**Your task**. Every record should be repeated exactly, except that pictures are left out.

**Stored items from a collection**.
※

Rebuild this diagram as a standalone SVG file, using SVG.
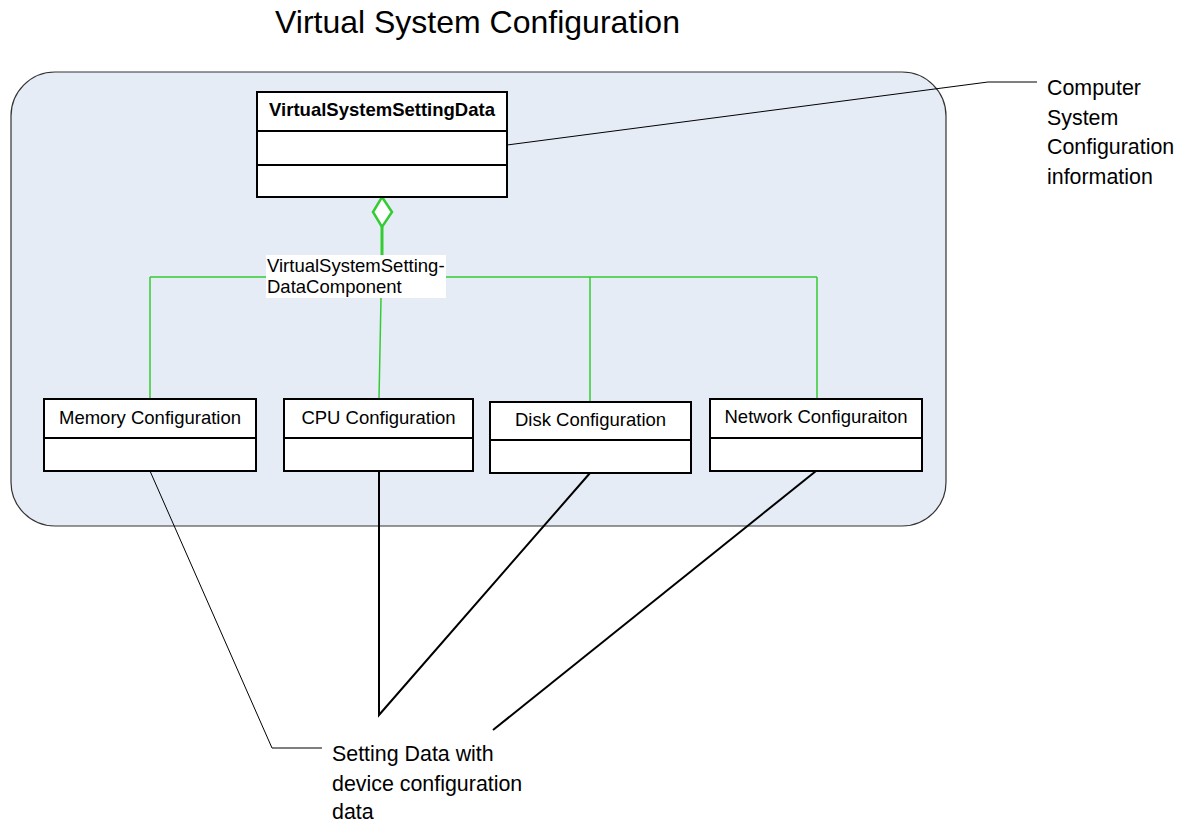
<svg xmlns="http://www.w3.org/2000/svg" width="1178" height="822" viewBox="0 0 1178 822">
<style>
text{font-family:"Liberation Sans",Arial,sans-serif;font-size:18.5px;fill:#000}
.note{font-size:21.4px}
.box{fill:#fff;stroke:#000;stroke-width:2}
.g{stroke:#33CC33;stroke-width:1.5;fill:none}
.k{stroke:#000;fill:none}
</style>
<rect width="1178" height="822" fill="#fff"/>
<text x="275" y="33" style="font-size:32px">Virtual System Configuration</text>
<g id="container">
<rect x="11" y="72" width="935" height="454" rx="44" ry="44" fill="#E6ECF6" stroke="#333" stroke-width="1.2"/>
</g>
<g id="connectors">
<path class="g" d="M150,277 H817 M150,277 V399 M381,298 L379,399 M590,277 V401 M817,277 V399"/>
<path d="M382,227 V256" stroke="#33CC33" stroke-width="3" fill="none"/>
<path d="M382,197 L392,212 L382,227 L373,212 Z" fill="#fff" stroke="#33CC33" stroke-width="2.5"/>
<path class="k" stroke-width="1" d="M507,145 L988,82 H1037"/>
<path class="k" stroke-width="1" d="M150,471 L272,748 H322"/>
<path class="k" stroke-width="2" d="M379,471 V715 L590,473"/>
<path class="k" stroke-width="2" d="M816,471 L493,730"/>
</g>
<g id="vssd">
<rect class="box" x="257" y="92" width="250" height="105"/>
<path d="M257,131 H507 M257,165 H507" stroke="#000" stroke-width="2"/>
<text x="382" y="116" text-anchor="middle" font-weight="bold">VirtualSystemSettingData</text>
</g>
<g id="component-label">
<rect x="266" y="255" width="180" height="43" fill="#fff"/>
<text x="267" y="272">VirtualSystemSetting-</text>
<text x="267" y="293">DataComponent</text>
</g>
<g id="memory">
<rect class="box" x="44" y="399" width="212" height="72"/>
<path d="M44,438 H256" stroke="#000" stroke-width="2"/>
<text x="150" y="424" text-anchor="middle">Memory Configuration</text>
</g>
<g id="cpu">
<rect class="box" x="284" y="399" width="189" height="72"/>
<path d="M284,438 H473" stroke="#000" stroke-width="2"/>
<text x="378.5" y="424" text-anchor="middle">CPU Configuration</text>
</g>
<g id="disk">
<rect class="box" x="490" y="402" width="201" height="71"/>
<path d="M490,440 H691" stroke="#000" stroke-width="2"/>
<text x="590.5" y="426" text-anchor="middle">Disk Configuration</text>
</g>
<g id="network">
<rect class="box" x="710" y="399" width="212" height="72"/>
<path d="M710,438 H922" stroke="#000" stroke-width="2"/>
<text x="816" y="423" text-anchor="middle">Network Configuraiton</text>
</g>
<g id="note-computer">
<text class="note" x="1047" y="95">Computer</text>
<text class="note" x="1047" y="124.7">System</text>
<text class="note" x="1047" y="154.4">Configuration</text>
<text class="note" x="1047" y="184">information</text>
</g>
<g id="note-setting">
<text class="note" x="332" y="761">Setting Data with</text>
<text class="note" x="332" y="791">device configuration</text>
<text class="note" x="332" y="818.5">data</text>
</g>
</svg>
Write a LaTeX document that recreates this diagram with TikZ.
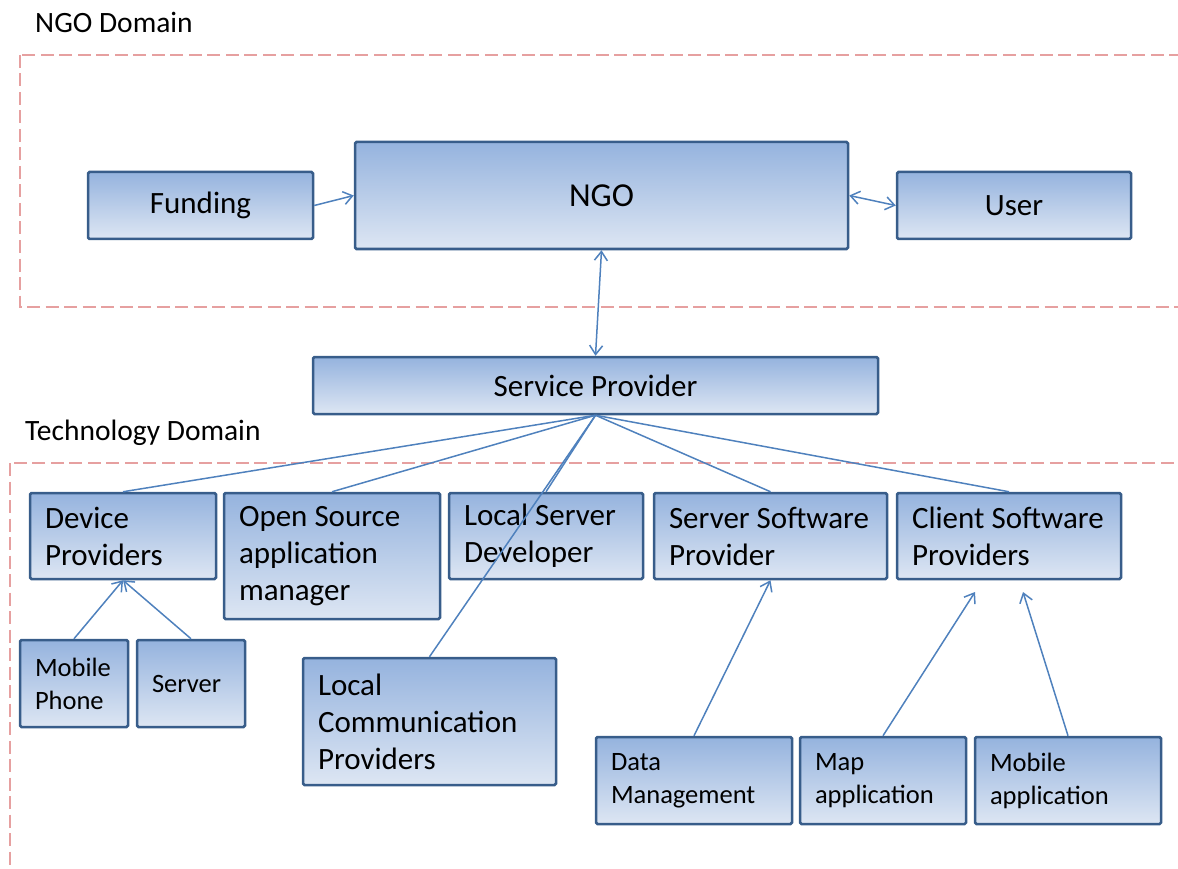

※

**Reply to the exercise**.
Rebuild this diagram as a standalone SVG file, using SVG.
<svg xmlns="http://www.w3.org/2000/svg" width="1178" height="822" viewBox="0 0 1178 822">
<style>
text{font-family:"Liberation Sans",Arial,sans-serif;font-size:18.5px;fill:#000}
.note{font-size:21.4px}
.box{fill:#fff;stroke:#000;stroke-width:2}
.g{stroke:#33CC33;stroke-width:1.5;fill:none}
.k{stroke:#000;fill:none}
</style>
<rect width="1178" height="822" fill="#fff"/>
<text x="275" y="33" style="font-size:32px">Virtual System Configuration</text>
<g id="container">
<rect x="11" y="72" width="935" height="454" rx="44" ry="44" fill="#E6ECF6" stroke="#333" stroke-width="1.2"/>
</g>
<g id="connectors">
<path class="g" d="M150,277 H817 M150,277 V399 M381,298 L379,399 M590,277 V401 M817,277 V399"/>
<path d="M382,227 V256" stroke="#33CC33" stroke-width="3" fill="none"/>
<path d="M382,197 L392,212 L382,227 L373,212 Z" fill="#fff" stroke="#33CC33" stroke-width="2.5"/>
<path class="k" stroke-width="1" d="M507,145 L988,82 H1037"/>
<path class="k" stroke-width="1" d="M150,471 L272,748 H322"/>
<path class="k" stroke-width="2" d="M379,471 V715 L590,473"/>
<path class="k" stroke-width="2" d="M816,471 L493,730"/>
</g>
<g id="vssd">
<rect class="box" x="257" y="92" width="250" height="105"/>
<path d="M257,131 H507 M257,165 H507" stroke="#000" stroke-width="2"/>
<text x="382" y="116" text-anchor="middle" font-weight="bold">VirtualSystemSettingData</text>
</g>
<g id="component-label">
<rect x="266" y="255" width="180" height="43" fill="#fff"/>
<text x="267" y="272">VirtualSystemSetting-</text>
<text x="267" y="293">DataComponent</text>
</g>
<g id="memory">
<rect class="box" x="44" y="399" width="212" height="72"/>
<path d="M44,438 H256" stroke="#000" stroke-width="2"/>
<text x="150" y="424" text-anchor="middle">Memory Configuration</text>
</g>
<g id="cpu">
<rect class="box" x="284" y="399" width="189" height="72"/>
<path d="M284,438 H473" stroke="#000" stroke-width="2"/>
<text x="378.5" y="424" text-anchor="middle">CPU Configuration</text>
</g>
<g id="disk">
<rect class="box" x="490" y="402" width="201" height="71"/>
<path d="M490,440 H691" stroke="#000" stroke-width="2"/>
<text x="590.5" y="426" text-anchor="middle">Disk Configuration</text>
</g>
<g id="network">
<rect class="box" x="710" y="399" width="212" height="72"/>
<path d="M710,438 H922" stroke="#000" stroke-width="2"/>
<text x="816" y="423" text-anchor="middle">Network Configuraiton</text>
</g>
<g id="note-computer">
<text class="note" x="1047" y="95">Computer</text>
<text class="note" x="1047" y="124.7">System</text>
<text class="note" x="1047" y="154.4">Configuration</text>
<text class="note" x="1047" y="184">information</text>
</g>
<g id="note-setting">
<text class="note" x="332" y="761">Setting Data with</text>
<text class="note" x="332" y="791">device configuration</text>
<text class="note" x="332" y="818.5">data</text>
</g>
</svg>
Write a LaTeX document that recreates this diagram with TikZ.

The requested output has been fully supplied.